To Lemoff, adding context to the codes and standards was a must. He saw the value in publishing additional information after experiencing a number of NPGA’s Technology, Standards & Safety (TS&S) Committee meetings in his early years at NFPA.
“That’s where I really learned,” Lemoff says. “I’d listen to the discussions, and when you have a lot of senior people talking about things, they might jump to conclusions and don’t necessarily talk about the basics.”
So the handbooks became the place to discuss the basics.
“It’s one thing to write the code and another to take the time to understand it,” Lemoff says. “I always felt it helped those who use the codes get a better position. They would know a code was well thought out and one you want to use.”
The development of the Fire Safety Analysis Manual also came about under the purview of Lemoff, as well as co-author Phani Raj. According to NFPA, the manual is a tool used to assess the level of fire safety performance that a specific facility or bulk plant can be expected to provide. The Propane Education & Research Council (PERC) funded the manual through NPGA. NFPA was the principal contractor for the manual’s first edition.
“It was published and very widely accepted,” Lemoff says. “I have heard people say it’s been one of the best things PERC has ever done.”
Still, Lemoff went beyond the handbooks and other publications to explain NFPA codes. He delivered seminars across the United States and to other parts of the world, including Argentina, Brazil, Chile and Mexico.
Lemoff even learned Spanish, giving him the ability to converse on NFPA codes and standards with those interested in other nations.
“I tried to talk as much as I could without being on the road all the time,” he says. “I just thought it was helpful to my employer.”

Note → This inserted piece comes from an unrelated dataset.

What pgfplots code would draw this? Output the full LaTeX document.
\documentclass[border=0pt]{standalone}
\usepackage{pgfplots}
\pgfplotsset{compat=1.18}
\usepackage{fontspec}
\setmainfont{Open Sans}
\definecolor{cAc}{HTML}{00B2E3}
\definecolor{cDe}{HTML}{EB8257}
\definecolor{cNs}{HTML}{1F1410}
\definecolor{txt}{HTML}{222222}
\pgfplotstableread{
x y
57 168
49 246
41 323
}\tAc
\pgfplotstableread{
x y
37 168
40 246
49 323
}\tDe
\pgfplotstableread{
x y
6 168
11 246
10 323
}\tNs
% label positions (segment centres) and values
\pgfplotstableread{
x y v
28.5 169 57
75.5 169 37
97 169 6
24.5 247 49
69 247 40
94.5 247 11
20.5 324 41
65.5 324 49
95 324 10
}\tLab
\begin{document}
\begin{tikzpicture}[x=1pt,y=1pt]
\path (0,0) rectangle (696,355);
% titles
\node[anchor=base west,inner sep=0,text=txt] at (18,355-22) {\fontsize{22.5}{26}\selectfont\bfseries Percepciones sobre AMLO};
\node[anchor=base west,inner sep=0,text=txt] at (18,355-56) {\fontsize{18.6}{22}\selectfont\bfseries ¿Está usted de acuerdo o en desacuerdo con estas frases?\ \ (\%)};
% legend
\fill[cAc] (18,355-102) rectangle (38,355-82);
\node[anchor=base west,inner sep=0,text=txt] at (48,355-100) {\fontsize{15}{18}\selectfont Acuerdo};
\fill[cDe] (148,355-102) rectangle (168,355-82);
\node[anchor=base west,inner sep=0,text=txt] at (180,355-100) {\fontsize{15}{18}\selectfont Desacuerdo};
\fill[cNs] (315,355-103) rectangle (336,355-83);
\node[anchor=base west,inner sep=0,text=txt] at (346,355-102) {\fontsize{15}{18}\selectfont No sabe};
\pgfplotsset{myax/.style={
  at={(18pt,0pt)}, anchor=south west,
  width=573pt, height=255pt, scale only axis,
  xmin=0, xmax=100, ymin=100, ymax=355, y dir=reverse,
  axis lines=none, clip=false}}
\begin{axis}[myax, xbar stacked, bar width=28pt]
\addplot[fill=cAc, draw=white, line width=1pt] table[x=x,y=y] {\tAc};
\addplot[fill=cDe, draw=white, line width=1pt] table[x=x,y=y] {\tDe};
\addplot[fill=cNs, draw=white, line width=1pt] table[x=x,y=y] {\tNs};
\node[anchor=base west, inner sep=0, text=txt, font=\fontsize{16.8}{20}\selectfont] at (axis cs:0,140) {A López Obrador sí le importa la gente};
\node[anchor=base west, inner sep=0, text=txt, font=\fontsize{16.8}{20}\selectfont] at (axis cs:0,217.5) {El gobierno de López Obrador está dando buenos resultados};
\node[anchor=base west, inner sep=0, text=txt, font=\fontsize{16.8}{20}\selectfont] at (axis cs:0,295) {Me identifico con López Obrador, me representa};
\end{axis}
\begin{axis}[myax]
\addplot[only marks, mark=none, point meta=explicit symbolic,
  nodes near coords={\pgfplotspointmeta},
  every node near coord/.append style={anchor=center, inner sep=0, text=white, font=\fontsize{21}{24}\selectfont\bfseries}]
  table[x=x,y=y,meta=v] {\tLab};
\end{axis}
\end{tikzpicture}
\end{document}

Lemoff says his role at NFPA was perfect for him. He made a few career stops prior to joining the organization, applying his acumen as an engineer at four companies between 1967 and 1985.

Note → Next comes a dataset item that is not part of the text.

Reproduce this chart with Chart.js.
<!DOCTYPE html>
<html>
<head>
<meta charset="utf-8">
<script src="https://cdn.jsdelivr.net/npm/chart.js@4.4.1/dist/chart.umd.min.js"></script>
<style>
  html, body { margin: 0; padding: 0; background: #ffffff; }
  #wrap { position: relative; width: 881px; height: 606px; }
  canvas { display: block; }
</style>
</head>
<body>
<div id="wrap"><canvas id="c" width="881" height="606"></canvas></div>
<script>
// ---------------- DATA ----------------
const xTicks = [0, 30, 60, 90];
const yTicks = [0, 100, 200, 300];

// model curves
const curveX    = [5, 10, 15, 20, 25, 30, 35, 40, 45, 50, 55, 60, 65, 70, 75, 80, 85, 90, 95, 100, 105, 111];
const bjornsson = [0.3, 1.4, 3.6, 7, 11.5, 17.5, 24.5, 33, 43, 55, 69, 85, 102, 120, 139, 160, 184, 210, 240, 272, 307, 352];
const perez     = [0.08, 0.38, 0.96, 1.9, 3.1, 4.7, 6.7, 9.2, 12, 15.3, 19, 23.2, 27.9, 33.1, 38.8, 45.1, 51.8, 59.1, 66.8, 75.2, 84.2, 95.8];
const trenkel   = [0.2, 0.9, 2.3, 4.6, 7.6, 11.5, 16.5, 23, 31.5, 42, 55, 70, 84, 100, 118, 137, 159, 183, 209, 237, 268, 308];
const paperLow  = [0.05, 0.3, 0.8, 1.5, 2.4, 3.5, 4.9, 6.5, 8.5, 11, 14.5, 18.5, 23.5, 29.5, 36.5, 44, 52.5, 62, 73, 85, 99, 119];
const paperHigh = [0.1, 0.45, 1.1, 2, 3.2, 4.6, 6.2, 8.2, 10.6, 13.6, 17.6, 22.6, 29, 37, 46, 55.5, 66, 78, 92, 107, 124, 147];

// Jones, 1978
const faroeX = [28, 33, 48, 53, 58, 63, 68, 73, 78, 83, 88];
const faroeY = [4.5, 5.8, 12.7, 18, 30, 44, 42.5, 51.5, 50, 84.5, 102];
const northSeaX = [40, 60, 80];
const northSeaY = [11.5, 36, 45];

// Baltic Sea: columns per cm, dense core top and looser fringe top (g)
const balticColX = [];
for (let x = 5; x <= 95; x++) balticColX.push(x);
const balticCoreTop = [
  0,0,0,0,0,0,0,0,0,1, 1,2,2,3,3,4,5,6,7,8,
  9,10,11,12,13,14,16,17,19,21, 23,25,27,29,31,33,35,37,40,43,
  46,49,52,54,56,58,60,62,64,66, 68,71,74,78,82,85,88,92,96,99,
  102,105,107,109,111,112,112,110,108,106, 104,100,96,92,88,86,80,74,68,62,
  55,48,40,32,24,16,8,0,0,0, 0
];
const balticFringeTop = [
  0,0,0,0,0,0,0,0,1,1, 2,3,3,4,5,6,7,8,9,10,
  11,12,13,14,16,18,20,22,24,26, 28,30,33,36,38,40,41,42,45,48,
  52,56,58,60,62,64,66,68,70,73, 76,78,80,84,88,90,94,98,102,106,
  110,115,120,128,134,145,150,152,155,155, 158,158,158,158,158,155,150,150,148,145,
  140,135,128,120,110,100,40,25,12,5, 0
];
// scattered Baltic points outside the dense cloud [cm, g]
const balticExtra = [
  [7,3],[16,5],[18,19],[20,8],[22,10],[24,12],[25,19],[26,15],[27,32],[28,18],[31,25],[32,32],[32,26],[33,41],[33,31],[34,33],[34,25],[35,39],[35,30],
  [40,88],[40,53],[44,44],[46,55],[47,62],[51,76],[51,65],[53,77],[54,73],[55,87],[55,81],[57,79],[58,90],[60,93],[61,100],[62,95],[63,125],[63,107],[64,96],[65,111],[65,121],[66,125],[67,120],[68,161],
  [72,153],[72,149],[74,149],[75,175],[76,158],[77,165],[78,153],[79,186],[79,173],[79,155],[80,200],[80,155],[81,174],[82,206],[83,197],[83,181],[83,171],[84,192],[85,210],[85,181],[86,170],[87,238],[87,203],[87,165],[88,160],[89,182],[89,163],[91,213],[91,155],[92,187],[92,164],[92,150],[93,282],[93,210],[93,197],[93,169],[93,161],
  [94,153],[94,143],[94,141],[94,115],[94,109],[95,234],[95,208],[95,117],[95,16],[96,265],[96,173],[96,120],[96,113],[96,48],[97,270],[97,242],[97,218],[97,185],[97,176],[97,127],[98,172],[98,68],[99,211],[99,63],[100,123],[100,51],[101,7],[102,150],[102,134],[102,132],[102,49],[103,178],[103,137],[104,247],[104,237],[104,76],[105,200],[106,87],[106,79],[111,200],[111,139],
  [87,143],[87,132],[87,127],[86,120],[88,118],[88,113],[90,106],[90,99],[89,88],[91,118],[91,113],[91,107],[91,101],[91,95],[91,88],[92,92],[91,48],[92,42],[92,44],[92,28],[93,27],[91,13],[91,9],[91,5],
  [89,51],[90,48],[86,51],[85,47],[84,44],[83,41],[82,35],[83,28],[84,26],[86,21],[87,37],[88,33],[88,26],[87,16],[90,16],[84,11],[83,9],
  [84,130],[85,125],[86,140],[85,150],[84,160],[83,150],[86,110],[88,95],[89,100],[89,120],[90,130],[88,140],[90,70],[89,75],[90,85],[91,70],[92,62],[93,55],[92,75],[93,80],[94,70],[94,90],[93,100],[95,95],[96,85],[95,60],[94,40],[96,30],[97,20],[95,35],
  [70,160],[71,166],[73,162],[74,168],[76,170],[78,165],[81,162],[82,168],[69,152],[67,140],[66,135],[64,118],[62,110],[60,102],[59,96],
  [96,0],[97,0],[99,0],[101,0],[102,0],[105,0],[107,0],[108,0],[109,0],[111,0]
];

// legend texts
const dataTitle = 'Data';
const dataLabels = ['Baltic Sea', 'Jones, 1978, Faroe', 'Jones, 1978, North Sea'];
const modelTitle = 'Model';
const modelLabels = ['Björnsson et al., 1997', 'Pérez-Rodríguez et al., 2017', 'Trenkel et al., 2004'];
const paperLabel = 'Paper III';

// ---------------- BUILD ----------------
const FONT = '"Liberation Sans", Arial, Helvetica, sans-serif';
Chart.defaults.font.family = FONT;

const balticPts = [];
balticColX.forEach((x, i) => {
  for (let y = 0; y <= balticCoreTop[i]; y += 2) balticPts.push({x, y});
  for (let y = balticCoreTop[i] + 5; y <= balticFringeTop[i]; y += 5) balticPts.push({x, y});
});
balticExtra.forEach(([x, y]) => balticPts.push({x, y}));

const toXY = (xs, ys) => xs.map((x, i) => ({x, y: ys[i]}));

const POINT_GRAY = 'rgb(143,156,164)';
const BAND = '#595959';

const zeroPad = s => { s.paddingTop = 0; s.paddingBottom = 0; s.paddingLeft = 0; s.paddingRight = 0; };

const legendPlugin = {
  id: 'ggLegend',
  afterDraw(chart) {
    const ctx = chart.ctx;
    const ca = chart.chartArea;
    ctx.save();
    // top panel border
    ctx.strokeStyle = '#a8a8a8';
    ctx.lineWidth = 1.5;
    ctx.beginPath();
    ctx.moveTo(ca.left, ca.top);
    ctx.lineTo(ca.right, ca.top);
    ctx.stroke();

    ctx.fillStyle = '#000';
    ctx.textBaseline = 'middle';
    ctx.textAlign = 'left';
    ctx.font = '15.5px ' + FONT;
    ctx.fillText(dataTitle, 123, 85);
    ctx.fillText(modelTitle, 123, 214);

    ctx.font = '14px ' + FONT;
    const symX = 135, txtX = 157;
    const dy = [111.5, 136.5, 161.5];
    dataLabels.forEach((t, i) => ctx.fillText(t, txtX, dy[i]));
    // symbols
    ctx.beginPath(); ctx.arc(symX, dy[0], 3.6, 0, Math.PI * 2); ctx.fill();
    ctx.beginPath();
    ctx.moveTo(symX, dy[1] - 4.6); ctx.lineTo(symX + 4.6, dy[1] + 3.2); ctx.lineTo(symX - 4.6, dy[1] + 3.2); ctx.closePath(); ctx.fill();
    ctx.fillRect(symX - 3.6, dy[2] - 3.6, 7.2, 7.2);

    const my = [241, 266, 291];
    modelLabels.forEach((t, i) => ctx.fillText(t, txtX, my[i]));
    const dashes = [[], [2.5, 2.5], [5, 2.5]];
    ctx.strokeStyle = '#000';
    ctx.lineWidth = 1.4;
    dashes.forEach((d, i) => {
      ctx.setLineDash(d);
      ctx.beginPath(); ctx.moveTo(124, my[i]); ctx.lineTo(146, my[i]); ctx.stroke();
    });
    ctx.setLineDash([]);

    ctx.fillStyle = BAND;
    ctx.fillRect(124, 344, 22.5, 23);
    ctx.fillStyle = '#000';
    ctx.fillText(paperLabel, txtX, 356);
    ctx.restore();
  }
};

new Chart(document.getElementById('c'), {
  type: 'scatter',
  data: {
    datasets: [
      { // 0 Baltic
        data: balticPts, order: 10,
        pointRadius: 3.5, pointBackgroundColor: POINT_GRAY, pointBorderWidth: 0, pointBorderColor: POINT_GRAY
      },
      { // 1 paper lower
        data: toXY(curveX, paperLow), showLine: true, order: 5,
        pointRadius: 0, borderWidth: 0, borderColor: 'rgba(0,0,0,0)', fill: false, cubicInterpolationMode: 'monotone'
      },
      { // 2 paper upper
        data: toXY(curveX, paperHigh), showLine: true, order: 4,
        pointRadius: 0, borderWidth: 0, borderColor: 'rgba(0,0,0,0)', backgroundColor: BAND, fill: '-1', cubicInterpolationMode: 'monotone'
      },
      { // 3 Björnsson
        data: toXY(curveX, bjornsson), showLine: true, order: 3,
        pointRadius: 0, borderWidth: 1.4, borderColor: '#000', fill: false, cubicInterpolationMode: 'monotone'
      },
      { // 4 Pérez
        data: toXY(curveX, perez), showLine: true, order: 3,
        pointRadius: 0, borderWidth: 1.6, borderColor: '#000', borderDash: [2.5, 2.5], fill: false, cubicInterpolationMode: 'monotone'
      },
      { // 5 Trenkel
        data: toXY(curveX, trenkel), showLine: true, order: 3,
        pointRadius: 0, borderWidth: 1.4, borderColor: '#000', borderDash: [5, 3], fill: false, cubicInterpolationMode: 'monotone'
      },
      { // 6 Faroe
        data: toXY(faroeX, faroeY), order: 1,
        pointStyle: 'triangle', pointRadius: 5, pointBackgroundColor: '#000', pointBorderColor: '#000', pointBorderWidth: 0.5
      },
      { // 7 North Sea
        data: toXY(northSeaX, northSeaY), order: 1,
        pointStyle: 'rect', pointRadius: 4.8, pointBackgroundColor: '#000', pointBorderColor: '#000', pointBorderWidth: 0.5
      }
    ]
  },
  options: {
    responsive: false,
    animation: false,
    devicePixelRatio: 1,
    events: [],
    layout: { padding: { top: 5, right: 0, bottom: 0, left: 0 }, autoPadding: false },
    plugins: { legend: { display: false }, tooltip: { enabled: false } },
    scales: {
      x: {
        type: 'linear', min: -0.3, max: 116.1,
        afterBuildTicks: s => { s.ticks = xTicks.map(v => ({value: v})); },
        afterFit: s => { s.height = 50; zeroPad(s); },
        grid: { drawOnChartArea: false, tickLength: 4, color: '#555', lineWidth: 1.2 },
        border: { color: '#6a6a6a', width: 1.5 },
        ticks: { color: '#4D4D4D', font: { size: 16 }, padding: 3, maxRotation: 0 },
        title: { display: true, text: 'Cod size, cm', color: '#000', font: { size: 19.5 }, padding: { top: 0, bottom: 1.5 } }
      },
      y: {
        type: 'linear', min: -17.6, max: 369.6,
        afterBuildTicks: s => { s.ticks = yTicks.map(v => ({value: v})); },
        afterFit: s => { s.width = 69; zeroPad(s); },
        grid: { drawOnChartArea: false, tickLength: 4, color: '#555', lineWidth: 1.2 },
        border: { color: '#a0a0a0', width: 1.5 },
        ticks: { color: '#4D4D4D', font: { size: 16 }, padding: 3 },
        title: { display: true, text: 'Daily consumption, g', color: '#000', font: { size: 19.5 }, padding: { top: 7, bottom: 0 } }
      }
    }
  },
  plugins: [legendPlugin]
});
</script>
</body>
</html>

Ultimately, though, Lemoff was called to the propane industry, where he saw a job opening for an engineer at NFPA. Lemoff didn’t possess all of the qualifications for the job, he says. But, as he points out, a job’s true requirements are never really promoted in a want ad.
So Lemoff applied for the job, got it and did a lot of listening in his first years to establish a footing.
“It was my job to answer questions on [NFPA] 58,” he says. “Questions would come in via faxes, and initially I didn’t know what I was doing. I would call the former NFPA staff liaison and the committee chairs in certain areas. After a while, I figured it out.”
Lemoff learned quickly that being a good staff liaison to NFPA 58 and NFPA 54 meant being a good mediator.
“There’s always someone who feels the code is being unfair,” he says. “You have to explain why it’s fair. Sometimes people don’t want to listen. I can explain it to you and you can disagree – and that’s fine – but if you don’t like it then you can fill out a form. You can come to a committee meeting. Sometimes people come and they are successful.”
Yet, at other times they are not. On those occasions, Lemoff might feel the ire of industry stakeholders who may have forgotten or perhaps not realized he writes the codes while committees decide on them. But Lemoff regularly kept his composure, according to Young.
“I never heard him say a cross word,” Young says. “He just seemed to get us all in the right direction. Sometimes he wouldn’t happen to agree, but he recognized that it was your committee. He recognized his function was not to make standards but to get the committee to work toward the development of a standard.”